Turn on the TV or open your internet browser and you’ll likely be confronted with a story or two about a local or national disaster. And while your hospital has likely prepared for disaster, it’s difficult to gauge how your staff will respond until it faces an adverse event.
When Hurricanes Katrina and Sandy struck in 2005 and 2011, there were severe breakdowns in patient care following the storms, according to The New York Times. As a result, the Centers for Medicare and Medicaid Services released a new rule that requires over 72,000 healthcare suppliers and providers to meet federal disaster preparedness requirements.
The rule will “make it more likely that facilities will be able to stay open and able to care for patients, and if they need to close or stop work temporarily, get back up and able to care for patients quickly,” Dr. Nicole Lurie, the assistant secretary for preparedness and response at the Department of Health and Human Services, told The New York Times.
Whether it’s an event that allows you to plan ahead — like a hurricane or blizzard — or a sudden issue like an active shooter, tornado or utility failure, these tips can help you ensure your staff and patients are safe.
Perform a Risk Assessment: Start by considering what kind of disasters your facility could face. Are you located in Tornado Alley? Is your facility along the Eastern Seaboard where there is the possibility of severe snowstorms and hurricanes?
When creating your plan, include staff at all levels as well as note which staff members are in charge of programs or who will man a central command operation.
Prepare at Home: While it’s a given that you’d take steps to prepare for an emergency at your facility, many leaders forget to secure their homes and families. This kind of advanced planning, notes Becker’s Hospital Review, helps provide you peace of mind and allows you to better focus on the needs of your staff and patients.
Consider the Emotional Needs of Staff: Treating physical ailments and injuries is to be expected during a disaster.

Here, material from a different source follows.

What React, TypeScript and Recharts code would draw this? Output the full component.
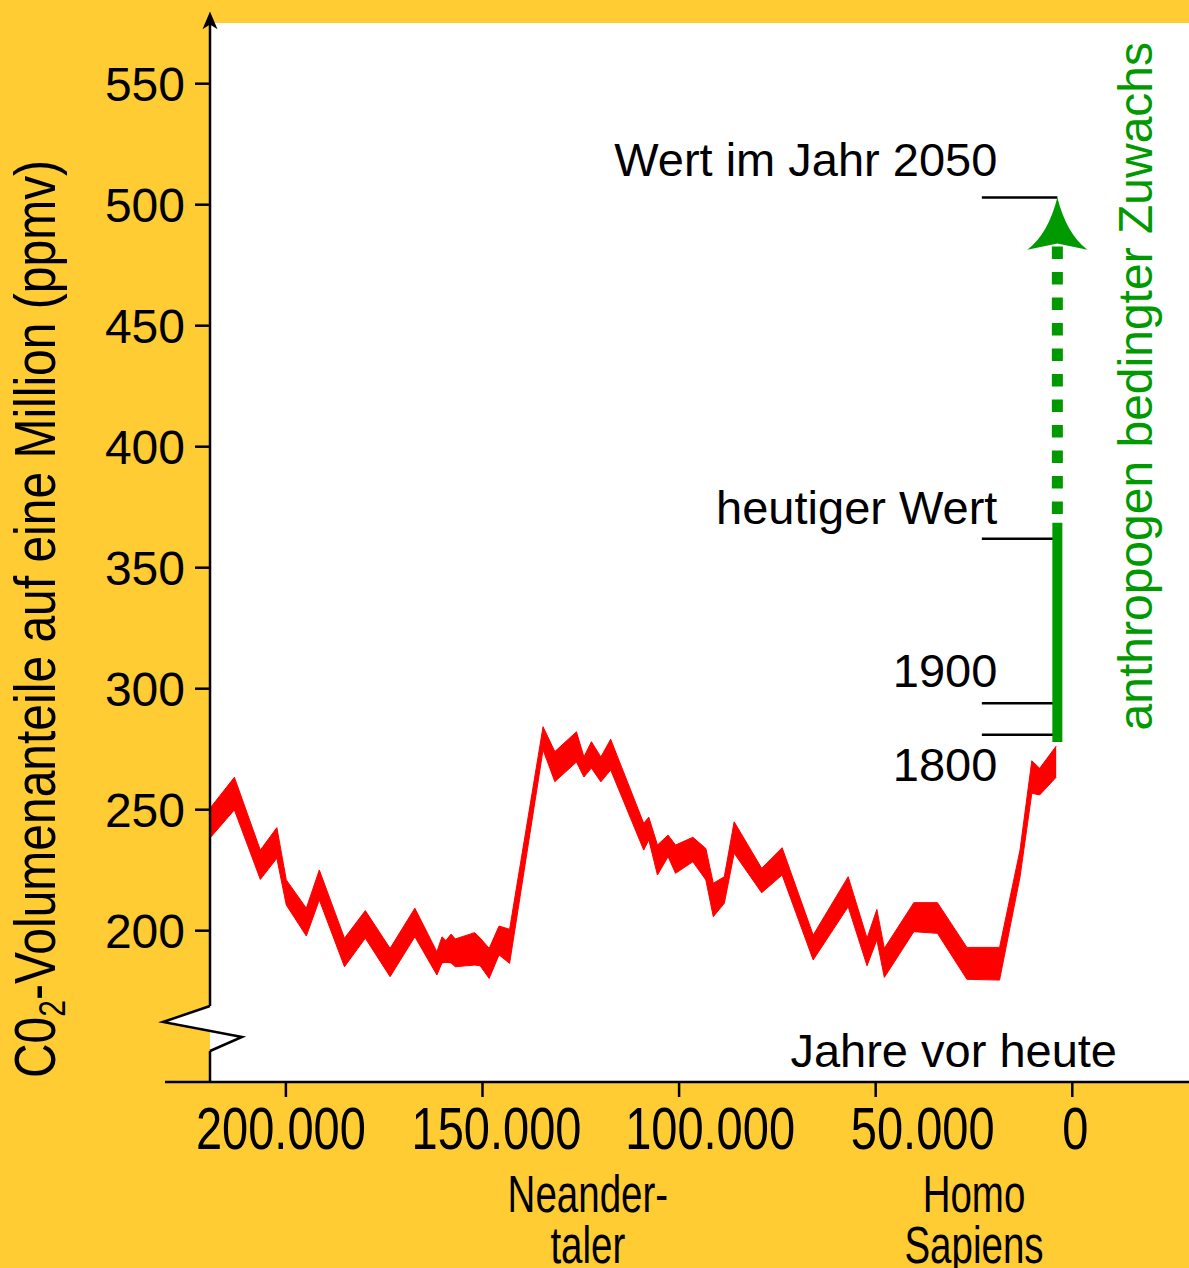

However, emotional needs are an often-overlooked element during a traumatic event.
“Healthcare workers can be vulnerable to stress in these situations so leaders and managers must consider their emotional needs during an emergency,” Martie Moore, CNO at Medline tells FierceHealthcare.
In fact, 20 percent of emergency nurses were found to have post-traumatic stress disorder following Hurricane Katrina.
Help your staff cope with stress during and after a disaster by:
- Clearly defining individual roles and reassessing them if the situation changes
- If possible, rotating workers from high-stress areas to lower-stress areas
- Establishing respite areas away from treatment or triage areas
- Allowing time off for anyone who experienced trauma or loss
- Providing counseling after the event
- Offering self-care activities
Conduct Training or Drills: Holding training programs helps ensure a systematic, coordinated response during an emergency. Include all medical and non-medical staff as well as volunteers in your efforts, as well as different situations your facility could experience.
While you can’t predict the future, planning and preparing for a variety of disaster situations as well as considering the mental health needs of your staff, can help make sure your facility is operating as smoothly as possible.